The 3,600-member Colorado Apartment Association and the Apartment Association of Metro Denver, the Colorado Hotel and Lodging Association, and NAIOP Colorado filed the lawsuit in the U.S. Circuit Court in Denver saying the rules that violate laws setting energy efficiency standards and making energy regulation of appliances a federal matter.
Building owners in Denver have been assessing the cost and difficulties of meeting the standards and finding large price tags and the possibility of having to evict tenants while work is done, said Kathie Barstnar, executive director of NAIOP Colorado, an association of industrial and office park owners.
“The standards are so strict that the only way to comply is to electrify,” she said. “We just felt we had no other choice.”
Representatives for the City of Denver and the Colorado Energy Office declined to comment on the pending litigation.
The lawsuit seeks to have the court declare both city and state building performance standards unenforceable, arguing they violate the National Appliance Energy Conservation Act and the Energy Policy Act passed by Congress three decades ago.

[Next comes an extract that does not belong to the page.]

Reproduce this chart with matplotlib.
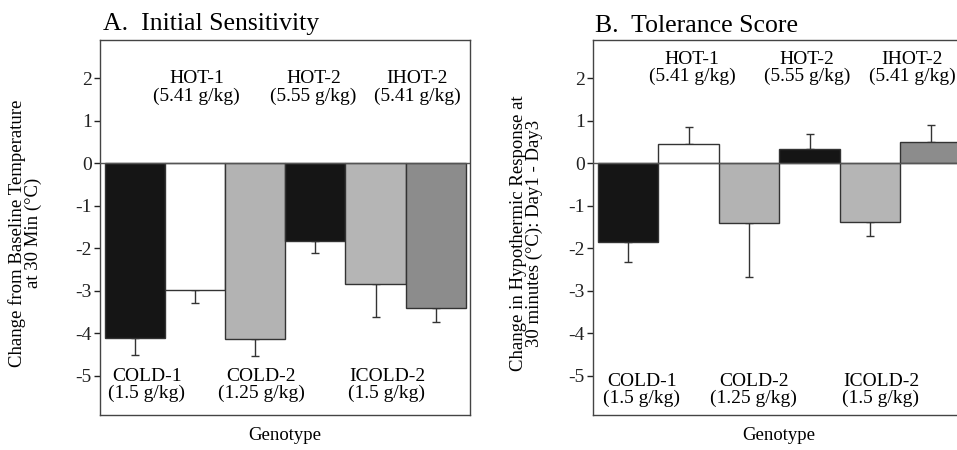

Energy standards are a federal matter, the lawsuit complaint says, and local rules cannot exceed Department of Energy efficiency standards, require replacement of federally acceptable appliances or discriminate against types of fuels used.
It resembles a similar legal challenge in California that reached the Ninth Circuit federal appeals court and last year rendered natural gas bans in Berkeley unenforceable, forcing cities in that state to reconsider local energy codes encouraging electrification.
Denver in 2021 passed building performance and greenhouse gas reduction standards that began kicking in last year for commercial and multifamily buildings larger than 25,000 square feet. The 2023 phase-in at first only required some building owners to scope out what efficiency upgrades the structures would require, with some properties having to make upgrades this year.
The goal of the Energize Denver program, developed over months of discussions, is to cut commercial building greenhouse gas emissions in the city by 80% by 2040.
Commercial property owners who still want a natural gas replacement heater would have to ensure it is sized correctly for their building or to ensure there are no leaks in the natural gas pipes in the property.
The energy efficiency standards are high enough that building owners are finding that meeting the Denver standards could only be accomplished by scrapping functional, energy-efficient systems that aren’t electric, Barstnar said. In some cases, apartment building owners faced having to empty their building of tenants while the structure is “re-skinned” to meet efficiency requirements, she said.
The statewide standards share many of the same features as Energize Denver rules but will apply to about 8,000 commercial buildings larger than 50,000 square feet outside of Denver. The rules were passed last year by the state’s Air Quality Control Commission and are slated to begin taking effect in 2026.
The Colorado Apartment Association has more than 3,600 members who own and manage properties worth $98 billion and have more than 350,0000 apartments, the association says.
Its membership overlaps heavily with the Apartment Association of Metro Denver. The difficulties members were discovering in Denver made building owners outside the city believe the lawsuit was necessary over the statewide requirements, too, Barstnar said.
The building owners filed the lawsuit on Monday, April 22. Barstnar said the groups didn’t realize until after the fact that they’d filed their complaint on Earth Day.
Barstnar served on state and Denver task forces that crafted the building performance standards. The legal challenge to them isn’t meant as a statement about the aims of the energy conservation programs, she said.
“We’re not anti-environment or anti-efficiency, it’s just that these mandates are not fiscally attainable,” she said.